═════ Data to use ═════
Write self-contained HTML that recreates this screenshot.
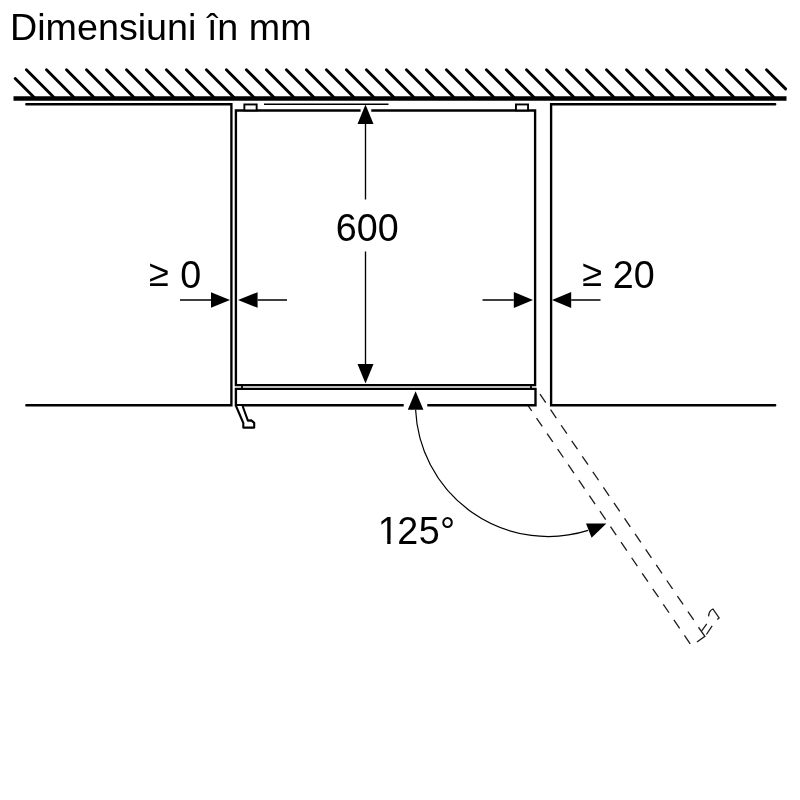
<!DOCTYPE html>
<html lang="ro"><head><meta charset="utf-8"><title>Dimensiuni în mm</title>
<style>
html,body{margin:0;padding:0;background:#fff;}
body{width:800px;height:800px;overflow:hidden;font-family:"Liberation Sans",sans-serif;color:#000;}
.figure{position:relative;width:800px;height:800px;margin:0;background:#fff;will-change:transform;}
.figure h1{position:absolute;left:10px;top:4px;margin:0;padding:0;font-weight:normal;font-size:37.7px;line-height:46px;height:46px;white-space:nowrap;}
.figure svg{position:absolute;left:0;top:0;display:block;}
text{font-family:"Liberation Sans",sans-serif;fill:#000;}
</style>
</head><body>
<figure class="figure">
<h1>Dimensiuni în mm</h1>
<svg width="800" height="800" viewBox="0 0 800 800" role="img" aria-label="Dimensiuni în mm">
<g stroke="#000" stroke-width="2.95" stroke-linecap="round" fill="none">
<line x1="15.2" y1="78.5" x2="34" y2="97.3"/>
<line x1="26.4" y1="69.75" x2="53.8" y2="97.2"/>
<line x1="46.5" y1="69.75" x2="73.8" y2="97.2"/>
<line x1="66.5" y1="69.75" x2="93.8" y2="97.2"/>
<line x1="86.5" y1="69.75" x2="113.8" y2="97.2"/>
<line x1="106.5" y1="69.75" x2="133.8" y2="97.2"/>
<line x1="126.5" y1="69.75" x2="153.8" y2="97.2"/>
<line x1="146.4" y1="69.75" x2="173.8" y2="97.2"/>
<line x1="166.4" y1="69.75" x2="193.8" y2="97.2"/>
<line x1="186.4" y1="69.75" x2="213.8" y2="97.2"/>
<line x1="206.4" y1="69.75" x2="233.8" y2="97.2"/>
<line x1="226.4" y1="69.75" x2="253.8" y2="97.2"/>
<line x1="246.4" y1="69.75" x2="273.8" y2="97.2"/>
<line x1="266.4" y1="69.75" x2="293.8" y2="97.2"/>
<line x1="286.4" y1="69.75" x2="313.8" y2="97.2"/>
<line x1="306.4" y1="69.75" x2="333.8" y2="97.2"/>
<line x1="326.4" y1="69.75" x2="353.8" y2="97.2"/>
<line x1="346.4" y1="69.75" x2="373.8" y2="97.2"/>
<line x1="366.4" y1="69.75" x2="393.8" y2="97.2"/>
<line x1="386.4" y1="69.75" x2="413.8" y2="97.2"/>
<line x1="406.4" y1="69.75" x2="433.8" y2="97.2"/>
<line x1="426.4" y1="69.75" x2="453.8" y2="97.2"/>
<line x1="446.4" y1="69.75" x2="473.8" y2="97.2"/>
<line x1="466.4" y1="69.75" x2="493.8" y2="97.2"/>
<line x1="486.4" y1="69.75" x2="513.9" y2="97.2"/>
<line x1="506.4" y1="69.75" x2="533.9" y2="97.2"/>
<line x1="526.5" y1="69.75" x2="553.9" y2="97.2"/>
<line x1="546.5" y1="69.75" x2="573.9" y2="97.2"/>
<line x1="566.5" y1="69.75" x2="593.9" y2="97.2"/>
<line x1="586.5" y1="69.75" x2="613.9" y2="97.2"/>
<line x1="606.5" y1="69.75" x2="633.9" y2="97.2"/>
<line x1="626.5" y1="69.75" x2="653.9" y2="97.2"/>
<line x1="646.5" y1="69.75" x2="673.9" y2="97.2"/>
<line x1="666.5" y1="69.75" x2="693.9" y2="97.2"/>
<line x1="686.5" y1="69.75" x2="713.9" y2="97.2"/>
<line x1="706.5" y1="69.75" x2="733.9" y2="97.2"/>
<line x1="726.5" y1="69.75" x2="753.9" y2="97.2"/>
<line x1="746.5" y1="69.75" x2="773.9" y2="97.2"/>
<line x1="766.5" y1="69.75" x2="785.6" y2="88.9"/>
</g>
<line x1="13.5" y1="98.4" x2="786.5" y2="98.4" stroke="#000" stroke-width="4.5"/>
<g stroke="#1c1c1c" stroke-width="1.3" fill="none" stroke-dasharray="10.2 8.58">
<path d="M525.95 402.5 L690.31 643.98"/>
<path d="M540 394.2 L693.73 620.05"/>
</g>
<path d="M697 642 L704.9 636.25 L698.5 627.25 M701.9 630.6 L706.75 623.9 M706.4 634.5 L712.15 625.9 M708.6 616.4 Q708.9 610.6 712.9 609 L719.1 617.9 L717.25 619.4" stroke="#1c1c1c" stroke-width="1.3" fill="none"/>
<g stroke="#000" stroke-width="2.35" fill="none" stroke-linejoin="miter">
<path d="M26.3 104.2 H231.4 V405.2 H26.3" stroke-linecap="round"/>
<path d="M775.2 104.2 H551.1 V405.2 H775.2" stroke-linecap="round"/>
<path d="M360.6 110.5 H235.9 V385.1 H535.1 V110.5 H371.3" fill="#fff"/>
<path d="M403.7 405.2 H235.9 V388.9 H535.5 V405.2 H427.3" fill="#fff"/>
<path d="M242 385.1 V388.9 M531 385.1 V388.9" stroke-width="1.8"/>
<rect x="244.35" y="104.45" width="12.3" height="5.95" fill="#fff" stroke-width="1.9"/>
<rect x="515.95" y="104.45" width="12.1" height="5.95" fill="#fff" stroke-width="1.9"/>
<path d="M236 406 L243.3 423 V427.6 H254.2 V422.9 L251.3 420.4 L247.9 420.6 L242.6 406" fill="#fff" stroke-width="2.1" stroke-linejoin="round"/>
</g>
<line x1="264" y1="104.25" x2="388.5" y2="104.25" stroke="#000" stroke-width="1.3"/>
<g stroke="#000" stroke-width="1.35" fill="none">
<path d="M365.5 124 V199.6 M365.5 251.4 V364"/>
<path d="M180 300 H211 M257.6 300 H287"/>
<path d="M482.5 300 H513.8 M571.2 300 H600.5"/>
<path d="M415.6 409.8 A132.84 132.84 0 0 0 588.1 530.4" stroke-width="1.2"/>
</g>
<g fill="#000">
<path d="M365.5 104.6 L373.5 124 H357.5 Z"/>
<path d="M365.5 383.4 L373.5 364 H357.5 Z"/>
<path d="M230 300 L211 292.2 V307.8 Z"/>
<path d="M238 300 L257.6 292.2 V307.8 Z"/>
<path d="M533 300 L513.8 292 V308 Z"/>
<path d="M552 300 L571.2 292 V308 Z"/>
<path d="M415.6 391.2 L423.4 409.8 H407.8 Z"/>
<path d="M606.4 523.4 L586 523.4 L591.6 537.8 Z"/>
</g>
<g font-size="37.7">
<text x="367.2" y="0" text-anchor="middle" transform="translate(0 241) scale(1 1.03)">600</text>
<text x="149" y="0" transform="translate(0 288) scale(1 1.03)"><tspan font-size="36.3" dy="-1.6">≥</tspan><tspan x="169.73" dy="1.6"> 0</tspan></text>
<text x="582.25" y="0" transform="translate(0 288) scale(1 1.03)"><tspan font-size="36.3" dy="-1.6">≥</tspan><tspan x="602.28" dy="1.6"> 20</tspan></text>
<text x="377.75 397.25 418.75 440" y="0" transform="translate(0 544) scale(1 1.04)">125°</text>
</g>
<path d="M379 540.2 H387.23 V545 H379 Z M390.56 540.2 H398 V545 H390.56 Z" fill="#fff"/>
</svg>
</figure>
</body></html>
═════
═════ Data to use ═════
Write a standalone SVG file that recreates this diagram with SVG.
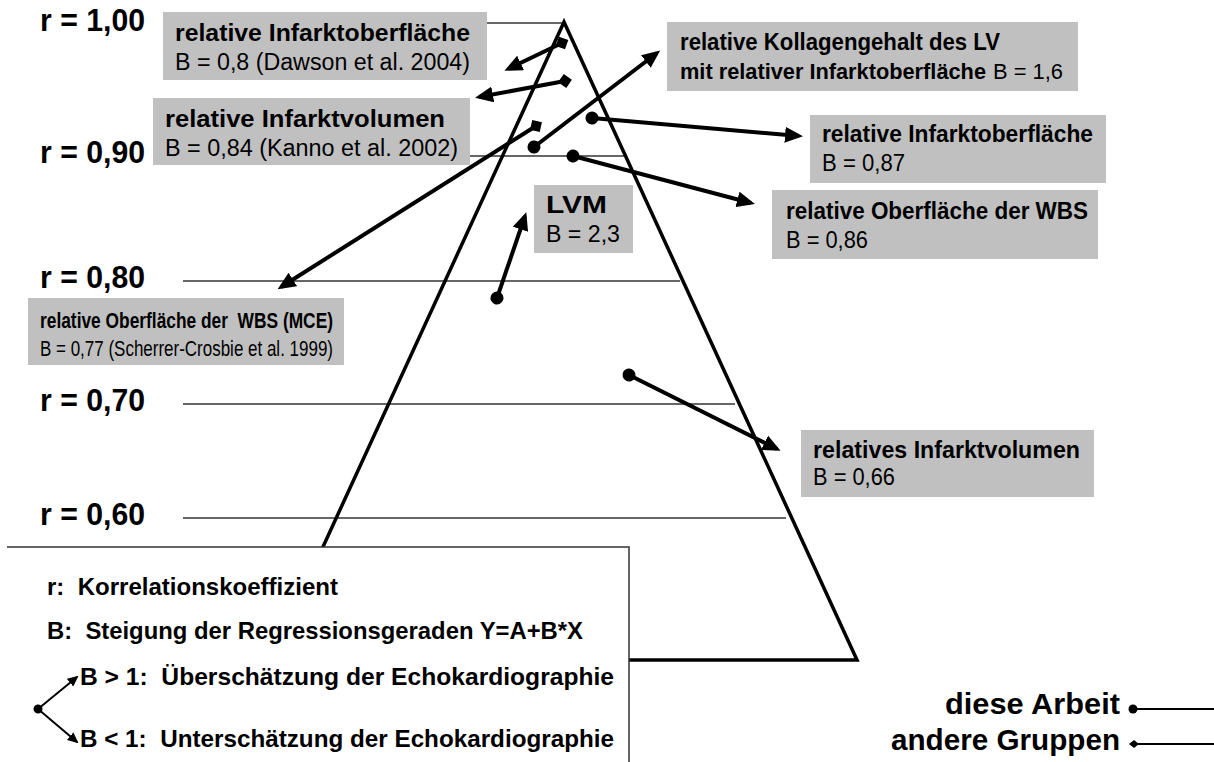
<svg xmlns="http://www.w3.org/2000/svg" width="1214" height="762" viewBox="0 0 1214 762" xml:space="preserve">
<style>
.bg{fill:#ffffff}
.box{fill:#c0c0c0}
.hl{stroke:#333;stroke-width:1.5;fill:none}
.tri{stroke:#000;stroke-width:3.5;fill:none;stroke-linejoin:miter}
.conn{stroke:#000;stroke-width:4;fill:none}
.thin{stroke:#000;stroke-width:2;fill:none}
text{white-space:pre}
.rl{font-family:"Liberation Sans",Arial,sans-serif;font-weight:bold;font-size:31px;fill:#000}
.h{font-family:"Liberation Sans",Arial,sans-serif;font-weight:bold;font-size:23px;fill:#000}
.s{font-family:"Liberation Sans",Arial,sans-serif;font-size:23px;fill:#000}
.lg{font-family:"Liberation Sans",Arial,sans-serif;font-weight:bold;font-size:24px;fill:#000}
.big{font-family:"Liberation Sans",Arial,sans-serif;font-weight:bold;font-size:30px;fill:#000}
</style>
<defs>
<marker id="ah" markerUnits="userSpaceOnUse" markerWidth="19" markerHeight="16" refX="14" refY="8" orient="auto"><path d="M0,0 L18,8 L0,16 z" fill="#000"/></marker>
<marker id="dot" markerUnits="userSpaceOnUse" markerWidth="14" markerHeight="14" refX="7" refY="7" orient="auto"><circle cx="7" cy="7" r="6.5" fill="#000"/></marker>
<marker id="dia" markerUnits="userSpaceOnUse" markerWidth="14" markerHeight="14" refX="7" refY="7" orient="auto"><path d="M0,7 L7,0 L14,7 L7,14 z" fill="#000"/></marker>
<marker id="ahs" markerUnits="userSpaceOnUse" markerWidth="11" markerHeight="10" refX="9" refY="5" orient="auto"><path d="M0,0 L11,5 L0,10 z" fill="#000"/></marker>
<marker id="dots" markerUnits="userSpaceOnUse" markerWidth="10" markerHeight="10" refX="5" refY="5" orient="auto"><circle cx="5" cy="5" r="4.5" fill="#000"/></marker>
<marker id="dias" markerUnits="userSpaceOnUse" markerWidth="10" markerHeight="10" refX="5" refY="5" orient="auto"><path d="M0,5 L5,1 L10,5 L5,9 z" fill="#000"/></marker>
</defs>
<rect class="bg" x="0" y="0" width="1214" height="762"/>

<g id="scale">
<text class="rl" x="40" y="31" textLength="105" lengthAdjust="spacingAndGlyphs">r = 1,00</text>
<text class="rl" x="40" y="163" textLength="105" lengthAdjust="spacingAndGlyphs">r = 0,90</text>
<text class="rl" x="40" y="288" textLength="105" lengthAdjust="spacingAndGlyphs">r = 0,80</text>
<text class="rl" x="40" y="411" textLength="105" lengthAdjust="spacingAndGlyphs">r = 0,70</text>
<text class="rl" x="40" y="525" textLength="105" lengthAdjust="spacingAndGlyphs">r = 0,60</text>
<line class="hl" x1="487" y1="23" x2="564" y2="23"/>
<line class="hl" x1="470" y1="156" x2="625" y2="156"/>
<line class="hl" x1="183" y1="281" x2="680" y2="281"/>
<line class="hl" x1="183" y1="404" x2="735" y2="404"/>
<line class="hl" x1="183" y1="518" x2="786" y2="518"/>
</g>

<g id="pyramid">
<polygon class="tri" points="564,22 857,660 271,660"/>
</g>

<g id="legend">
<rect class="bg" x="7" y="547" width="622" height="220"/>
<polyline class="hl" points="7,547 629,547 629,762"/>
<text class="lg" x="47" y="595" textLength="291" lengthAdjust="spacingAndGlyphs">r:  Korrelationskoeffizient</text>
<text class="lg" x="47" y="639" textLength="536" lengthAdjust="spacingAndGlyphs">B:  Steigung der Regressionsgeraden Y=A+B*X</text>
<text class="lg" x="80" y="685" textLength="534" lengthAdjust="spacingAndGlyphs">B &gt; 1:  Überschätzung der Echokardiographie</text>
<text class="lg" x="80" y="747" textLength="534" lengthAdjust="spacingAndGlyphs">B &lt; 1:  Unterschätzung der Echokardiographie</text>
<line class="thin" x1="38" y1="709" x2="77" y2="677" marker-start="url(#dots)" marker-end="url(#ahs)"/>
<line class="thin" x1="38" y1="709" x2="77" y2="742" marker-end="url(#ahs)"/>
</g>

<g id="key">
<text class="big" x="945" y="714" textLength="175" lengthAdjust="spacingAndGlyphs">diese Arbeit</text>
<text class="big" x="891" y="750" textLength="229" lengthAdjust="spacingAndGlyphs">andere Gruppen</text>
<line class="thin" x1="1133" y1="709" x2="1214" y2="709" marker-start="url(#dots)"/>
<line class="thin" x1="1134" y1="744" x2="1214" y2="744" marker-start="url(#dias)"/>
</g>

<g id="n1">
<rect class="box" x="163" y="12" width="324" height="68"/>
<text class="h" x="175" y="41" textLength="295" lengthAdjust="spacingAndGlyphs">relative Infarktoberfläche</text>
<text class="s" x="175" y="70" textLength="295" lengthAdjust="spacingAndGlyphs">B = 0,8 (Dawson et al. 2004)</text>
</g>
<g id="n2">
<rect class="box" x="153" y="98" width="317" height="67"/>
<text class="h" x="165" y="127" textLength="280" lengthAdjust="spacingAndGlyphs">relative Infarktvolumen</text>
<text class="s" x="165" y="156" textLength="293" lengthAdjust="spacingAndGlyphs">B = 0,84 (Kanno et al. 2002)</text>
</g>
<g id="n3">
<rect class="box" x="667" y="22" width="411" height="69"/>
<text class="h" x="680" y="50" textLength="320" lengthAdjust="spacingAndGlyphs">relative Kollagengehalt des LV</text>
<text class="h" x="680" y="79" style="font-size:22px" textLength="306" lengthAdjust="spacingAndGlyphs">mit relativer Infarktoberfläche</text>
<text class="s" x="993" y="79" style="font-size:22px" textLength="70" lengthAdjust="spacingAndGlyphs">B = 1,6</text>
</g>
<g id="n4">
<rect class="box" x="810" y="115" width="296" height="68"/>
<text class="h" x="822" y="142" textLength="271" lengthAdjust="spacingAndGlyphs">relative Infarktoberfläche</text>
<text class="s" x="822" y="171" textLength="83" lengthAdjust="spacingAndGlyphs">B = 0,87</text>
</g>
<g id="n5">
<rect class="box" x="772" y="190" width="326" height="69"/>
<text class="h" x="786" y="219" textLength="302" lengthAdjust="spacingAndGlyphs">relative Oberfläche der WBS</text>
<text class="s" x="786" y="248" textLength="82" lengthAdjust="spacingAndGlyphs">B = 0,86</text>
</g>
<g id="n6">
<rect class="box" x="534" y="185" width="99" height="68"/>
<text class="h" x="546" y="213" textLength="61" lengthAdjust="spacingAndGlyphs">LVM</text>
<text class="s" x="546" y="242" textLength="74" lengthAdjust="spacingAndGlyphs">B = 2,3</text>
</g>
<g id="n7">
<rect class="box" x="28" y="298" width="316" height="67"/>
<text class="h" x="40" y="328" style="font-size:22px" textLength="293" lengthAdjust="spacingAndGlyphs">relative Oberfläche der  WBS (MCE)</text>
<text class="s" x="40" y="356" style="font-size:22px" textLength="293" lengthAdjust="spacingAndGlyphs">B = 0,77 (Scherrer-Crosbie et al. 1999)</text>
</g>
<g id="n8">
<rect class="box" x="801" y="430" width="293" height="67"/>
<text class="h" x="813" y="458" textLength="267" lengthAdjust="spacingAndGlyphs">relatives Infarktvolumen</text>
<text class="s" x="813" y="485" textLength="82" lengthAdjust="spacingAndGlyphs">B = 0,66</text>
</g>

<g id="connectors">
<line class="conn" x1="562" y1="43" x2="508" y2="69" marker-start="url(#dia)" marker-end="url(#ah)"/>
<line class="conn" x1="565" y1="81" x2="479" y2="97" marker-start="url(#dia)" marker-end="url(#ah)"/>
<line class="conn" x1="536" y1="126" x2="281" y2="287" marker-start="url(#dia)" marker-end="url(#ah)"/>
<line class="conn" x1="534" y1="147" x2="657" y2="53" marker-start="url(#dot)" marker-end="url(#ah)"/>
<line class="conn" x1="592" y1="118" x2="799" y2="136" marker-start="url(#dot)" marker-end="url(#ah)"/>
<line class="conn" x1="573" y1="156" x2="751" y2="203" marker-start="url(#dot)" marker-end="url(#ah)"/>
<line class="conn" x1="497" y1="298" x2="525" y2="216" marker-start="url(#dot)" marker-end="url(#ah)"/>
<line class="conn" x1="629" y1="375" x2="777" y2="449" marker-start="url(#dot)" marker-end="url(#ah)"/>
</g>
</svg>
═════
What the task asks ▸
Search the data above for lines holding "recreates" and copy each of them.

Result for this exercise ▸
Write self-contained HTML that recreates this screenshot.
Write a standalone SVG file that recreates this diagram with SVG.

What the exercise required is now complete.